Go through the data below and copy it exactly, skipping every picture.

-- start MATERIALS PROVIDED --

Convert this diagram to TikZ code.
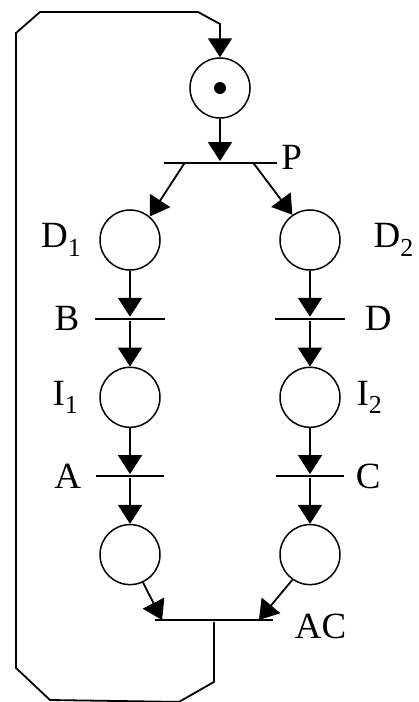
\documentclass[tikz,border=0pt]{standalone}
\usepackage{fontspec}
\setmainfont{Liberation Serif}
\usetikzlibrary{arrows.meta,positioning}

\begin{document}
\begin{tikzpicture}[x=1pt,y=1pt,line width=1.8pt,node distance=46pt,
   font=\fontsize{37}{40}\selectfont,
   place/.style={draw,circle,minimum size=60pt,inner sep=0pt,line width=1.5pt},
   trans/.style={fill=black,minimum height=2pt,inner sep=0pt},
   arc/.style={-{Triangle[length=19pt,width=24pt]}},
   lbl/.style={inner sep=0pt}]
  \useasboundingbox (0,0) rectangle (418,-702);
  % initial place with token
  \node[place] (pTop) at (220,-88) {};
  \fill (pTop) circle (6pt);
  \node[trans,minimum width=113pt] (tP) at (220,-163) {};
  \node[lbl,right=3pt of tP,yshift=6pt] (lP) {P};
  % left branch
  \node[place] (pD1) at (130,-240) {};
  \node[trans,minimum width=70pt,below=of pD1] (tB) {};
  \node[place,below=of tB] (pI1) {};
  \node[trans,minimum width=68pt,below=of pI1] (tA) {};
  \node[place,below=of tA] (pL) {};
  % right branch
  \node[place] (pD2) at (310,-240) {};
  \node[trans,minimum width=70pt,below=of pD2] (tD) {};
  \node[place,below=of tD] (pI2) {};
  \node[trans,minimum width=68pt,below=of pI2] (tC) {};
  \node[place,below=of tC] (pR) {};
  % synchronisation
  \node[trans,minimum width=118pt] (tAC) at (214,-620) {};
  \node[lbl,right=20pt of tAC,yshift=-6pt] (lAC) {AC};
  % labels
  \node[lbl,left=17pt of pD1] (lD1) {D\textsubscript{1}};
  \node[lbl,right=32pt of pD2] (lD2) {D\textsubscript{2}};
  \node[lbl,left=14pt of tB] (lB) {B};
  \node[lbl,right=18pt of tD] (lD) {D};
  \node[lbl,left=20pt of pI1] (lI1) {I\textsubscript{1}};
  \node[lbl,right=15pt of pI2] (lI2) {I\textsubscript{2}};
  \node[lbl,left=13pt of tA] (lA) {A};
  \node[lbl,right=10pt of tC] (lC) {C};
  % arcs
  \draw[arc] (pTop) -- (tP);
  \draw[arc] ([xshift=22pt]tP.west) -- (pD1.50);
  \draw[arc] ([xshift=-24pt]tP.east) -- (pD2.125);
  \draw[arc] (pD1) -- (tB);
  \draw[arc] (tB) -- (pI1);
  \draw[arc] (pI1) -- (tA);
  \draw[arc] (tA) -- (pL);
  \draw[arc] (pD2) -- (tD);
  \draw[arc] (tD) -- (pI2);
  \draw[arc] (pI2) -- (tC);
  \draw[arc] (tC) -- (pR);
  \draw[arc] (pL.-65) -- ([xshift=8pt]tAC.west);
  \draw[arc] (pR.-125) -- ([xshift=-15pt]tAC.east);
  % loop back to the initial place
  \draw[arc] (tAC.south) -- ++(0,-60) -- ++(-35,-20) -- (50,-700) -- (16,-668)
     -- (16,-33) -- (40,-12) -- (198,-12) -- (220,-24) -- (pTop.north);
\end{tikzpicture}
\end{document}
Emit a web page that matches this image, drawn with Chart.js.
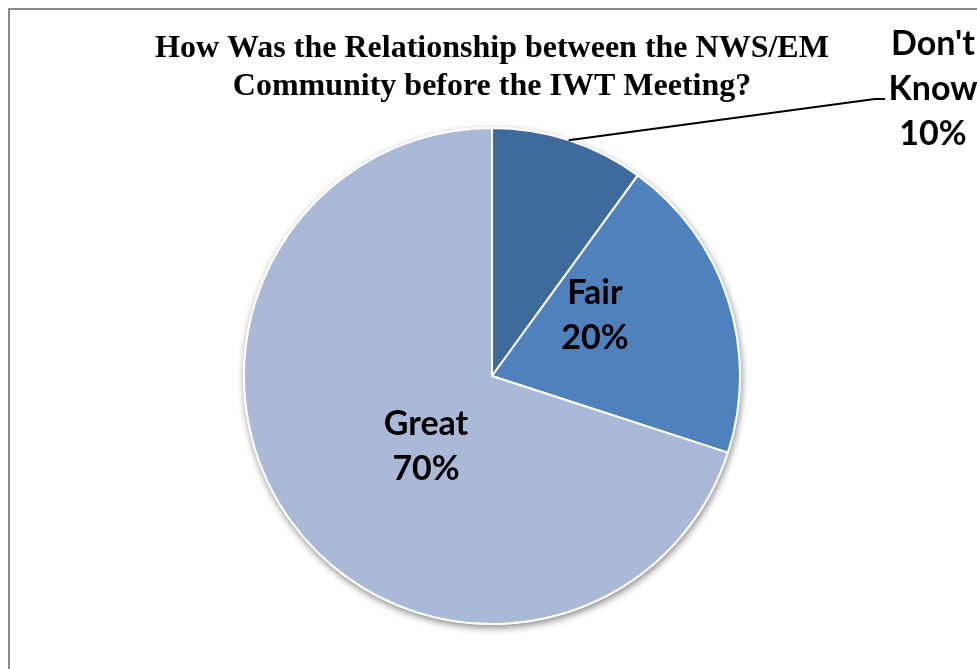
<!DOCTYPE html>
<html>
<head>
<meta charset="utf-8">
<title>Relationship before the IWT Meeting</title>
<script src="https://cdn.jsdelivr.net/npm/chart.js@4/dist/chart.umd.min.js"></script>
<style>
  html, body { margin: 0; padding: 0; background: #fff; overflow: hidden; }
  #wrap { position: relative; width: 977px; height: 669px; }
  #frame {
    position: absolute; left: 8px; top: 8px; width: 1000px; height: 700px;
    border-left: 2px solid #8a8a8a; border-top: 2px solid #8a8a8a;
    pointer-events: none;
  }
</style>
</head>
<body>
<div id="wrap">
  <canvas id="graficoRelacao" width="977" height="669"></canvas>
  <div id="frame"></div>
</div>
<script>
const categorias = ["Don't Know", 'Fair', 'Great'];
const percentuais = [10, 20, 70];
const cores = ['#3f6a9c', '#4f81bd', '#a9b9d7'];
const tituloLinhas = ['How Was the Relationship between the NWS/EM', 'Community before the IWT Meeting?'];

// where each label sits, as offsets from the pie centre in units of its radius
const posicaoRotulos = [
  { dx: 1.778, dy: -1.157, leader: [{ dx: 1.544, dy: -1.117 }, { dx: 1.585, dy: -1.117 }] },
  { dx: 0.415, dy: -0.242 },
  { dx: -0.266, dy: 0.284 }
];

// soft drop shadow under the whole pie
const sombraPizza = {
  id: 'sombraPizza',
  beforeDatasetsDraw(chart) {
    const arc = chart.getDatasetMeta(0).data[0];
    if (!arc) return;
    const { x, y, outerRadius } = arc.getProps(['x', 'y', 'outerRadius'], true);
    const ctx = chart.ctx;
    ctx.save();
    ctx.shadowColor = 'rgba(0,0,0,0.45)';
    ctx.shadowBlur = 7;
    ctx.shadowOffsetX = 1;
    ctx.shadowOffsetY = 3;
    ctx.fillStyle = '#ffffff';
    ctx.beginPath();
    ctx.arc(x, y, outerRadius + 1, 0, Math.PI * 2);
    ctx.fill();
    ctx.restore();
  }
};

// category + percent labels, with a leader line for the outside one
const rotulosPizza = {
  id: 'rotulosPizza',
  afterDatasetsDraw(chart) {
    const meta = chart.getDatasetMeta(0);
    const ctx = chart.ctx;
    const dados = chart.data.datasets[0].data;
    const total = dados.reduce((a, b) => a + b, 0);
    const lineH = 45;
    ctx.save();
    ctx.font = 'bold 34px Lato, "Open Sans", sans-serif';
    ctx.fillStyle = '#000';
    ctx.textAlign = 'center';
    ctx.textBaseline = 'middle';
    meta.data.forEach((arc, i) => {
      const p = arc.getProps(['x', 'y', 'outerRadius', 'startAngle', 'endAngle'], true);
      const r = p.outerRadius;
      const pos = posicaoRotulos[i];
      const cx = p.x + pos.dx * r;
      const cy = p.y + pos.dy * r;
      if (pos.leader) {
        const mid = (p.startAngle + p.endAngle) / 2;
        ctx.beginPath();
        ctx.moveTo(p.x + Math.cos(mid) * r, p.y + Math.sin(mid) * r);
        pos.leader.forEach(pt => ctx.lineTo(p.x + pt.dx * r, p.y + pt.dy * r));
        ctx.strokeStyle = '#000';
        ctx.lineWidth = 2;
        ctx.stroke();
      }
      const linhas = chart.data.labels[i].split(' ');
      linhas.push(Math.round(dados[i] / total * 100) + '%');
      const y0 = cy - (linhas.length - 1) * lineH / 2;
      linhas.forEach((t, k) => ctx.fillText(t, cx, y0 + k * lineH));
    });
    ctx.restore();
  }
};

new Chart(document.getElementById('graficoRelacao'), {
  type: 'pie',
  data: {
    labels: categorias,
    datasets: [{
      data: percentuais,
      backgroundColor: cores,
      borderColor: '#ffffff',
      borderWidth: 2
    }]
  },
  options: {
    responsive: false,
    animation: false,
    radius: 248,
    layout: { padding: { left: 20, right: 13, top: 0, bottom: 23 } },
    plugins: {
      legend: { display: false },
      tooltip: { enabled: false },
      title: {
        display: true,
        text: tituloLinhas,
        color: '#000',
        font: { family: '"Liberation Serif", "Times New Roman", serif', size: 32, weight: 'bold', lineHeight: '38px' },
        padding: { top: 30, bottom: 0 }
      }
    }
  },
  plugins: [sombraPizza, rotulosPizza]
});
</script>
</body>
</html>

-- end MATERIALS PROVIDED --

**EXPECTED ANSWER**.
Convert this diagram to TikZ code.
\documentclass[tikz,border=0pt]{standalone}
\usepackage{fontspec}
\setmainfont{Liberation Serif}
\usetikzlibrary{arrows.meta,positioning}

\begin{document}
\begin{tikzpicture}[x=1pt,y=1pt,line width=1.8pt,node distance=46pt,
   font=\fontsize{37}{40}\selectfont,
   place/.style={draw,circle,minimum size=60pt,inner sep=0pt,line width=1.5pt},
   trans/.style={fill=black,minimum height=2pt,inner sep=0pt},
   arc/.style={-{Triangle[length=19pt,width=24pt]}},
   lbl/.style={inner sep=0pt}]
  \useasboundingbox (0,0) rectangle (418,-702);
  % initial place with token
  \node[place] (pTop) at (220,-88) {};
  \fill (pTop) circle (6pt);
  \node[trans,minimum width=113pt] (tP) at (220,-163) {};
  \node[lbl,right=3pt of tP,yshift=6pt] (lP) {P};
  % left branch
  \node[place] (pD1) at (130,-240) {};
  \node[trans,minimum width=70pt,below=of pD1] (tB) {};
  \node[place,below=of tB] (pI1) {};
  \node[trans,minimum width=68pt,below=of pI1] (tA) {};
  \node[place,below=of tA] (pL) {};
  % right branch
  \node[place] (pD2) at (310,-240) {};
  \node[trans,minimum width=70pt,below=of pD2] (tD) {};
  \node[place,below=of tD] (pI2) {};
  \node[trans,minimum width=68pt,below=of pI2] (tC) {};
  \node[place,below=of tC] (pR) {};
  % synchronisation
  \node[trans,minimum width=118pt] (tAC) at (214,-620) {};
  \node[lbl,right=20pt of tAC,yshift=-6pt] (lAC) {AC};
  % labels
  \node[lbl,left=17pt of pD1] (lD1) {D\textsubscript{1}};
  \node[lbl,right=32pt of pD2] (lD2) {D\textsubscript{2}};
  \node[lbl,left=14pt of tB] (lB) {B};
  \node[lbl,right=18pt of tD] (lD) {D};
  \node[lbl,left=20pt of pI1] (lI1) {I\textsubscript{1}};
  \node[lbl,right=15pt of pI2] (lI2) {I\textsubscript{2}};
  \node[lbl,left=13pt of tA] (lA) {A};
  \node[lbl,right=10pt of tC] (lC) {C};
  % arcs
  \draw[arc] (pTop) -- (tP);
  \draw[arc] ([xshift=22pt]tP.west) -- (pD1.50);
  \draw[arc] ([xshift=-24pt]tP.east) -- (pD2.125);
  \draw[arc] (pD1) -- (tB);
  \draw[arc] (tB) -- (pI1);
  \draw[arc] (pI1) -- (tA);
  \draw[arc] (tA) -- (pL);
  \draw[arc] (pD2) -- (tD);
  \draw[arc] (tD) -- (pI2);
  \draw[arc] (pI2) -- (tC);
  \draw[arc] (tC) -- (pR);
  \draw[arc] (pL.-65) -- ([xshift=8pt]tAC.west);
  \draw[arc] (pR.-125) -- ([xshift=-15pt]tAC.east);
  % loop back to the initial place
  \draw[arc] (tAC.south) -- ++(0,-60) -- ++(-35,-20) -- (50,-700) -- (16,-668)
     -- (16,-33) -- (40,-12) -- (198,-12) -- (220,-24) -- (pTop.north);
\end{tikzpicture}
\end{document}
Emit a web page that matches this image, drawn with Chart.js.
<!DOCTYPE html>
<html>
<head>
<meta charset="utf-8">
<title>Relationship before the IWT Meeting</title>
<script src="https://cdn.jsdelivr.net/npm/chart.js@4/dist/chart.umd.min.js"></script>
<style>
  html, body { margin: 0; padding: 0; background: #fff; overflow: hidden; }
  #wrap { position: relative; width: 977px; height: 669px; }
  #frame {
    position: absolute; left: 8px; top: 8px; width: 1000px; height: 700px;
    border-left: 2px solid #8a8a8a; border-top: 2px solid #8a8a8a;
    pointer-events: none;
  }
</style>
</head>
<body>
<div id="wrap">
  <canvas id="graficoRelacao" width="977" height="669"></canvas>
  <div id="frame"></div>
</div>
<script>
const categorias = ["Don't Know", 'Fair', 'Great'];
const percentuais = [10, 20, 70];
const cores = ['#3f6a9c', '#4f81bd', '#a9b9d7'];
const tituloLinhas = ['How Was the Relationship between the NWS/EM', 'Community before the IWT Meeting?'];

// where each label sits, as offsets from the pie centre in units of its radius
const posicaoRotulos = [
  { dx: 1.778, dy: -1.157, leader: [{ dx: 1.544, dy: -1.117 }, { dx: 1.585, dy: -1.117 }] },
  { dx: 0.415, dy: -0.242 },
  { dx: -0.266, dy: 0.284 }
];

// soft drop shadow under the whole pie
const sombraPizza = {
  id: 'sombraPizza',
  beforeDatasetsDraw(chart) {
    const arc = chart.getDatasetMeta(0).data[0];
    if (!arc) return;
    const { x, y, outerRadius } = arc.getProps(['x', 'y', 'outerRadius'], true);
    const ctx = chart.ctx;
    ctx.save();
    ctx.shadowColor = 'rgba(0,0,0,0.45)';
    ctx.shadowBlur = 7;
    ctx.shadowOffsetX = 1;
    ctx.shadowOffsetY = 3;
    ctx.fillStyle = '#ffffff';
    ctx.beginPath();
    ctx.arc(x, y, outerRadius + 1, 0, Math.PI * 2);
    ctx.fill();
    ctx.restore();
  }
};

// category + percent labels, with a leader line for the outside one
const rotulosPizza = {
  id: 'rotulosPizza',
  afterDatasetsDraw(chart) {
    const meta = chart.getDatasetMeta(0);
    const ctx = chart.ctx;
    const dados = chart.data.datasets[0].data;
    const total = dados.reduce((a, b) => a + b, 0);
    const lineH = 45;
    ctx.save();
    ctx.font = 'bold 34px Lato, "Open Sans", sans-serif';
    ctx.fillStyle = '#000';
    ctx.textAlign = 'center';
    ctx.textBaseline = 'middle';
    meta.data.forEach((arc, i) => {
      const p = arc.getProps(['x', 'y', 'outerRadius', 'startAngle', 'endAngle'], true);
      const r = p.outerRadius;
      const pos = posicaoRotulos[i];
      const cx = p.x + pos.dx * r;
      const cy = p.y + pos.dy * r;
      if (pos.leader) {
        const mid = (p.startAngle + p.endAngle) / 2;
        ctx.beginPath();
        ctx.moveTo(p.x + Math.cos(mid) * r, p.y + Math.sin(mid) * r);
        pos.leader.forEach(pt => ctx.lineTo(p.x + pt.dx * r, p.y + pt.dy * r));
        ctx.strokeStyle = '#000';
        ctx.lineWidth = 2;
        ctx.stroke();
      }
      const linhas = chart.data.labels[i].split(' ');
      linhas.push(Math.round(dados[i] / total * 100) + '%');
      const y0 = cy - (linhas.length - 1) * lineH / 2;
      linhas.forEach((t, k) => ctx.fillText(t, cx, y0 + k * lineH));
    });
    ctx.restore();
  }
};

new Chart(document.getElementById('graficoRelacao'), {
  type: 'pie',
  data: {
    labels: categorias,
    datasets: [{
      data: percentuais,
      backgroundColor: cores,
      borderColor: '#ffffff',
      borderWidth: 2
    }]
  },
  options: {
    responsive: false,
    animation: false,
    radius: 248,
    layout: { padding: { left: 20, right: 13, top: 0, bottom: 23 } },
    plugins: {
      legend: { display: false },
      tooltip: { enabled: false },
      title: {
        display: true,
        text: tituloLinhas,
        color: '#000',
        font: { family: '"Liberation Serif", "Times New Roman", serif', size: 32, weight: 'bold', lineHeight: '38px' },
        padding: { top: 30, bottom: 0 }
      }
    }
  },
  plugins: [sombraPizza, rotulosPizza]
});
</script>
</body>
</html>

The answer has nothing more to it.